Output the first line of the listing and each line after it, up to and including the line that contains "import pandas as pd", exactly as written, minus the pictures.

------------

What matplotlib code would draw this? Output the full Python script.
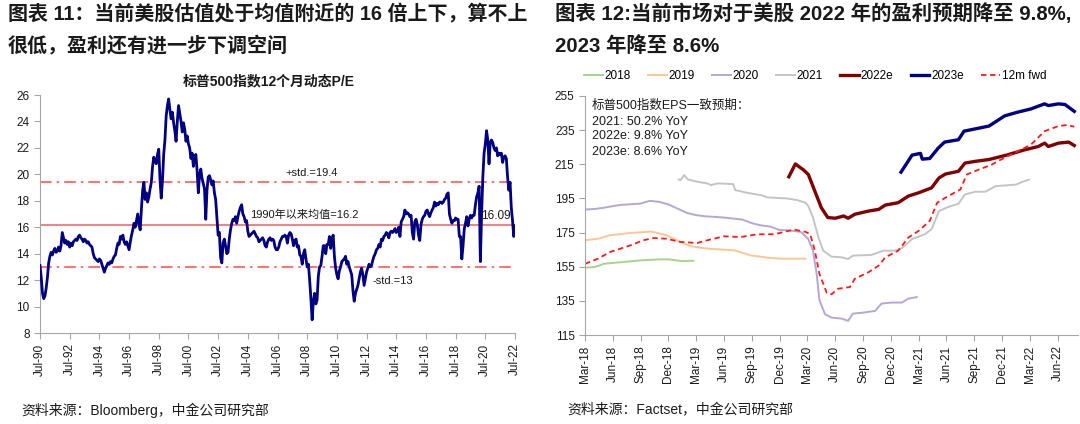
import matplotlib
matplotlib.use("Agg")
import matplotlib.pyplot as plt
import numpy as np
import pandas as pd

plt.rcParams['font.family'] = ['Liberation Sans', 'Noto Sans CJK SC', 'DejaVu Sans']

# ---------------- Left chart data: S&P500 12M forward P/E (monthly, Jul-1990 .. Jul-2022)
pe_start = "1990-07"
pe_values = [
    13.1, 12.2, 11.0, 10.6, 10.8, 11.4,
    12.2, 13.3, 13.8, 14.1, 13.9, 14.2, 14.4, 14.1, 14.2, 14.5, 14.2, 14.6,
    15.6, 15.2, 14.8, 15.0, 14.7, 14.9, 14.5, 14.8, 14.6, 14.9, 15.0, 15.1,
    15.0, 15.3, 15.4, 15.2, 15.1, 14.9, 15.1, 15.0, 14.8, 14.9, 14.7, 14.6,
    14.5, 14.0, 13.7, 13.6, 13.5, 13.4, 13.6, 13.5, 13.2, 12.9, 12.6, 12.9,
    13.1, 13.3, 13.2, 13.4, 13.3, 13.6, 13.8, 13.9, 14.4, 14.8, 14.7, 15.3,
    15.1, 15.4, 14.9, 14.7, 14.9, 14.6, 14.3, 14.9, 15.4, 15.8, 16.3, 16.0,
    16.5, 17.0, 16.2, 15.8, 17.4, 18.8, 19.4, 18.1, 18.6, 17.9, 18.3, 18.9,
    19.4, 20.6, 21.3, 21.0, 20.8, 21.5, 21.9, 19.6, 18.2, 19.5, 21.5, 22.6,
    24.4, 25.2, 25.7, 24.9, 24.2, 24.7, 23.9, 23.3, 22.5, 24.0, 25.2, 24.6,
    24.0, 23.2, 23.9, 23.4, 22.5, 22.9, 22.3, 22.0, 21.2, 21.6, 20.6, 21.4,
    21.5, 20.3, 18.6, 20.0, 20.4, 19.7, 19.3, 18.9, 16.6, 18.8, 19.8, 19.9,
    19.6, 19.2, 19.5, 18.6, 18.1, 16.7, 15.4, 15.6, 13.7, 13.3, 14.8, 15.1,
    14.6, 14.0, 14.1, 15.1, 15.8, 16.3, 16.6, 16.5, 16.8, 16.3, 16.8, 17.2,
    17.5, 17.7, 17.0, 16.8, 16.4, 16.5, 15.7, 15.3, 15.4, 15.5, 15.6, 15.7,
    15.5, 15.3, 15.2, 14.9, 15.0, 15.1, 15.2, 15.0, 14.6, 14.5, 14.9, 15.1,
    15.2, 15.0, 15.1, 15.0, 14.5, 14.3, 14.3, 14.5, 14.9, 15.1, 15.3, 15.3,
    15.4, 15.3, 14.8, 15.4, 15.6, 15.5, 15.1, 14.6, 15.0, 15.1, 14.5, 14.6,
    13.9, 13.8, 13.2, 14.0, 14.3, 13.6, 13.0, 13.2, 12.0, 10.6, 9.0, 10.4,
    11.0, 10.2, 10.5, 12.3, 13.0, 13.1, 13.8, 14.6, 14.6, 14.0, 14.7, 14.7,
    15.3, 14.4, 15.1, 15.4, 13.8, 12.9, 12.4, 12.1, 12.7, 13.0, 13.4, 13.5,
    13.6, 13.8, 13.2, 13.4, 13.0, 12.7, 12.4, 11.2, 10.4, 11.0, 11.3, 11.6,
    12.1, 12.6, 12.9, 12.4, 11.6, 12.1, 12.6, 12.9, 13.2, 13.0, 13.1, 13.5,
    13.8, 14.0, 14.3, 14.4, 14.7, 14.5, 15.1, 15.0, 15.3, 15.4, 15.6, 15.5,
    15.2, 15.6, 15.7, 15.6, 15.7, 15.9, 15.6, 15.7, 16.0, 15.3, 16.4, 16.6,
    16.8, 17.3, 17.0, 17.1, 17.0, 16.8, 16.9, 15.6, 15.1, 16.4, 16.6, 16.2,
    15.4, 15.0, 16.2, 16.6, 16.8, 16.9, 17.2, 17.3, 17.0, 16.8, 17.1, 17.3,
    17.5, 17.9, 17.6, 17.8, 17.7, 17.9, 17.9, 17.8, 17.9, 18.1, 18.2, 18.5,
    18.6, 17.0, 16.6, 16.3, 16.5, 16.5, 16.7, 16.6, 16.6, 15.3, 15.3, 13.6,
    14.6, 15.9, 16.3, 16.8, 16.1, 16.6, 16.9, 16.7, 16.9, 16.9, 17.7, 18.3,
    18.6, 19.1, 13.4, 17.0, 19.8, 21.6, 22.3, 23.3, 22.6, 20.8, 22.4, 22.6,
    22.4, 22.0, 21.8, 22.0, 21.4, 21.6, 21.5, 21.6, 20.9, 21.3, 21.4, 21.2,
    19.8, 18.8, 19.4, 17.5, 16.5, 15.3, 16.09,
]
pe_mean = 16.2
pe_plus_std = 19.4
pe_minus_std = 13.0
pe_last = 16.09
left_xticklabels = ["Jul-%02d" % (y % 100) for y in range(1990, 2023, 2)]
left_yticks = [8, 10, 12, 14, 16, 18, 20, 22, 24, 26]

# ---------------- Right chart data: S&P500 EPS consensus (x = months since Mar-2018)
m_2018 = [0, 1, 1.5, 2, 4, 6, 8, 9, 10.5, 11.7]
v_2018 = [154.4, 154.8, 155.6, 156.7, 157.7, 158.7, 159.3, 159.3, 158.3, 158.5]

m_2019 = [0, 1.4, 2.7, 4.9, 7.2, 8.8, 10.3, 11.4, 13.2, 15.0, 16.1, 17.9, 19.7, 21.1, 23.8]
v_2019 = [170.5, 171.4, 173.4, 174.8, 175.6, 173.4, 169.5, 167.0, 165.6, 165.0, 164.6, 161.6, 160.3, 159.7, 159.7]

m_2020 = [0, 1, 2, 3, 4, 5, 6, 7, 8, 9, 10, 11, 12, 13, 14, 15, 16, 17, 18, 19, 20, 21, 22, 23.3,
          24.1, 24.6, 25.0, 25.3, 25.9, 26.6, 27.7, 28.4, 28.9, 30.0, 31.3, 32.0, 33.1, 34.2, 34.9, 35.8]
v_2020 = [188.5, 188.8, 189.5, 190.5, 191.3, 191.6, 192.0, 193.6, 193.0, 191.5, 189.0, 186.5, 185.2, 184.5,
          184.2, 183.8, 183.2, 182.6, 180.5, 179.2, 178.5, 176.5, 176.3, 175.4,
          171.2, 164.4, 150.8, 135.3, 127.2, 125.2, 124.6, 123.3, 127.5, 128.1, 129.1, 133.4, 134.0, 134.0,
          136.3, 137.2]

m_2021 = [10.1, 10.3, 10.7, 11.1, 12.1, 13.2, 13.6, 14.3, 16.0, 16.2, 17.5, 19.0, 19.7, 21.8, 22.9, 23.8,
          24.1, 24.6, 25.2, 25.7, 26.6, 27.7, 28.4, 28.9, 30.9, 32.2, 33.5, 34.2, 35.3, 36.7, 37.4, 38.2,
          39.2, 40.3, 41.0, 42.1, 43.2, 44.3, 46.5, 47.2, 47.9]
v_2021 = [206.1, 205.7, 208.7, 206.1, 204.8, 203.8, 202.8, 203.8, 203.4, 199.9, 198.3, 196.9, 195.6, 195.0,
          194.0, 192.5, 190.5, 183.8, 172.1, 164.4, 160.9, 160.5, 159.5, 161.5, 161.9, 164.4, 164.4, 165.9,
          171.2, 174.1, 177.0, 187.6, 190.0, 191.9, 197.3, 198.9, 198.9, 202.2, 203.1, 204.7, 206.0]

m_2022e = [22.0, 22.7, 23.6, 24.1, 24.8, 25.5, 26.2, 27.0, 27.9, 28.4, 29.1, 30.6, 31.7, 32.4, 33.8, 34.9,
           36.0, 37.4, 38.2, 38.9, 40.3, 41.0, 42.1, 43.6, 45.5, 47.4, 48.9, 49.6, 50.0, 51.1, 52.2, 52.8]
v_2022e = [207.7, 215.2, 211.6, 209.0, 199.3, 189.6, 183.8, 183.4, 184.7, 183.4, 185.7, 187.6, 188.6, 191.1,
           192.5, 196.4, 198.3, 201.2, 207.0, 209.3, 210.9, 215.7, 216.7, 217.8, 220.4, 223.4, 225.4, 227.4,
           225.4, 227.4, 228.0, 226.0]

m_2023e = [34.1, 35.3, 36.2, 36.4, 37.2, 38.1, 38.8, 40.3, 40.9, 41.8, 43.6, 45.3, 46.6, 48.1, 49.6, 50.0,
           51.1, 51.8, 52.8]
v_2023e = [210.4, 220.4, 221.4, 218.0, 218.4, 224.4, 228.0, 229.4, 234.4, 235.4, 237.4, 243.4, 245.4, 247.4,
           250.4, 249.4, 250.4, 250.0, 246.0]

m_fwd = [0, 1.4, 2.7, 4.9, 6.3, 7.4, 8.8, 10.3, 12.1, 13.5, 15.0, 16.8, 18.6, 20.4, 21.8, 22.6, 23.8,
         24.3, 24.8, 25.3, 26.1, 26.6, 27.3, 28.6, 29.1, 30.6, 31.7, 32.4, 33.8, 34.9, 36.0, 37.2, 38.0,
         39.2, 40.5, 41.2, 42.5, 43.9, 44.5, 46.6, 48.1, 49.6, 51.1, 52.0, 52.8]
v_fwd = [156.7, 159.7, 163.6, 167.5, 170.5, 171.8, 171.4, 169.5, 168.9, 170.9, 172.8, 172.4, 174.0, 174.0,
         175.8, 176.7, 175.4, 174.1, 164.4, 150.8, 139.6, 138.8, 142.1, 143.1, 147.9, 151.8, 155.7, 160.5,
         164.4, 172.1, 176.0, 181.8, 192.5, 196.4, 200.2, 209.0, 211.9, 214.8, 216.7, 222.4, 226.4, 234.4,
         237.4, 238.0, 237.0]

right_xticklabels = ["Mar-18", "Jun-18", "Sep-18", "Dec-18", "Mar-19", "Jun-19", "Sep-19", "Dec-19",
                     "Mar-20", "Jun-20", "Sep-20", "Dec-20", "Mar-21", "Jun-21", "Sep-21", "Dec-21",
                     "Mar-22", "Jun-22"]
right_yticks = [115, 135, 155, 175, 195, 215, 235, 255]

series_labels = ["2018", "2019", "2020", "2021", "2022e", "2023e", "12m fwd"]

# ---------------- Figure
W, H = 1080, 424
fig = plt.figure(figsize=(W / 100, H / 100), dpi=100)

def fx(px):
    return px / W

def fy(py):
    return 1 - py / H

axis_gray = '#a6a6a6'
txt = '#1a1a1a'

# Titles
fig.text(fx(8), fy(14), "图表 11：当前美股估值处于均值附近的 16 倍上下，算不上", fontsize=14.4, fontweight='bold',
         va='center', ha='left', color=txt)
fig.text(fx(8), fy(46), "很低，盈利还有进一步下调空间", fontsize=14.4, fontweight='bold',
         va='center', ha='left', color=txt)
fig.text(fx(555), fy(14), "图表 12:当前市场对于美股 2022 年的盈利预期降至 9.8%,", fontsize=14.7, fontweight='bold',
         va='center', ha='left', color=txt)
fig.text(fx(555), fy(46), "2023 年降至 8.6%", fontsize=14.7, fontweight='bold',
         va='center', ha='left', color=txt)

# Sources
fig.text(fx(21), fy(410), "资料来源：Bloomberg，中金公司研究部", fontsize=10, va='center', ha='left', color=txt)
fig.text(fx(567), fy(410), "资料来源：Factset，中金公司研究部", fontsize=10, va='center', ha='left', color=txt)

# ---------------- Left axes
ax1 = fig.add_axes([fx(40), fy(333), fx(515) - fx(40), fy(95) - fy(333)])
dates = pd.date_range(pe_start, periods=len(pe_values), freq='MS')
pe_x = dates.year + (dates.month - 1) / 12.0
ax1.plot(pe_x, pe_values, color='#000080', lw=2.0, zorder=3)
ax1.axhline(pe_mean, color='#f26b6b', lw=1.2, zorder=2)
ax1.axhline(pe_plus_std, color='#ff5a5a', lw=1.2, ls=(0, (7, 3, 1.5, 3)), zorder=2)
ax1.axhline(pe_minus_std, color='#ff5a5a', lw=1.2, ls=(0, (7, 3, 1.5, 3)), zorder=2)
ax1.set_xlim(1990.5, 2022.5)
ax1.set_ylim(8, 26)
ax1.set_yticks(left_yticks)
ax1.set_xticks([1990.5 + 2 * i for i in range(len(left_xticklabels))])
ax1.set_xticklabels(left_xticklabels, rotation=90, fontsize=8.5)
ax1.tick_params(axis='y', labelsize=8.5)
for s in ['top', 'right']:
    ax1.spines[s].set_visible(False)
for s in ['left', 'bottom']:
    ax1.spines[s].set_color(axis_gray)
ax1.tick_params(colors=axis_gray, labelcolor=txt, length=4, direction='out')
ax1.text(2008.8, 20.1, "+std.=19.4", fontsize=8, ha='center', va='center', color=txt)
ax1.text(2008.3, 16.95, "1990年以来均值=16.2", fontsize=8, ha='center', va='center', color=txt)
ax1.text(2012.9, 11.95, "-std.=13", fontsize=8, ha='left', va='center', color=txt)
ax1.text(2021.2, 16.88, "%.2f" % pe_last, fontsize=8.5, ha='center', va='center', color=txt)
fig.text(fx(269), fy(81), "标普500指数12个月动态P/E", fontsize=10, fontweight='bold', ha='center',
         va='center', color=txt)

# ---------------- Right axes
ax2 = fig.add_axes([fx(585), fy(335), fx(1078) - fx(585), fy(96) - fy(335)])
h = []
h += ax2.plot(m_2018, v_2018, color='#a9d18e', lw=1.4)
h += ax2.plot(m_2019, v_2019, color='#fac795', lw=1.4)
h += ax2.plot(m_2020, v_2020, color='#b4a7d6', lw=1.4)
h += ax2.plot(m_2021, v_2021, color='#c4c4c4', lw=1.4)
h += ax2.plot(m_2022e, v_2022e, color='#7f0000', lw=2.4)
h += ax2.plot(m_2023e, v_2023e, color='#000080', lw=2.4)
h += ax2.plot(m_fwd, v_fwd, color='#ff1a1a', lw=1.3, ls=(0, (3, 2)))
ax2.set_xlim(0, 53.2)
ax2.set_ylim(115, 255)
ax2.set_yticks(right_yticks)
ax2.set_xticks([3 * i for i in range(len(right_xticklabels))])
ax2.set_xticklabels(right_xticklabels, rotation=90, fontsize=8.5)
ax2.tick_params(axis='y', labelsize=8.5)
for s in ['top', 'right']:
    ax2.spines[s].set_visible(False)
for s in ['left', 'bottom']:
    ax2.spines[s].set_color(axis_gray)
ax2.tick_params(colors=axis_gray, labelcolor=txt, length=4, direction='out')

fig.legend(h, series_labels, ncol=7, loc='center left', bbox_to_anchor=(fx(584), fy(76)),
           frameon=False, fontsize=8.5, handlelength=1.6, handletextpad=0.15, columnspacing=1.45,
           borderaxespad=0, borderpad=0)

ann = ["标普500指数EPS一致预期：", "2021: 50.2% YoY", "2022e: 9.8% YoY", "2023e: 8.6% YoY"]
ann_y = [106, 122, 136, 152]
for t, yy in zip(ann, ann_y):
    fig.text(fx(592), fy(yy), t, fontsize=9, ha='left', va='center', color=txt)

fig.savefig("out.png", dpi=100)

------------

§ **Output of the exercise**
What matplotlib code would draw this? Output the full Python script.
import matplotlib
matplotlib.use("Agg")
import matplotlib.pyplot as plt
import numpy as np
import pandas as pd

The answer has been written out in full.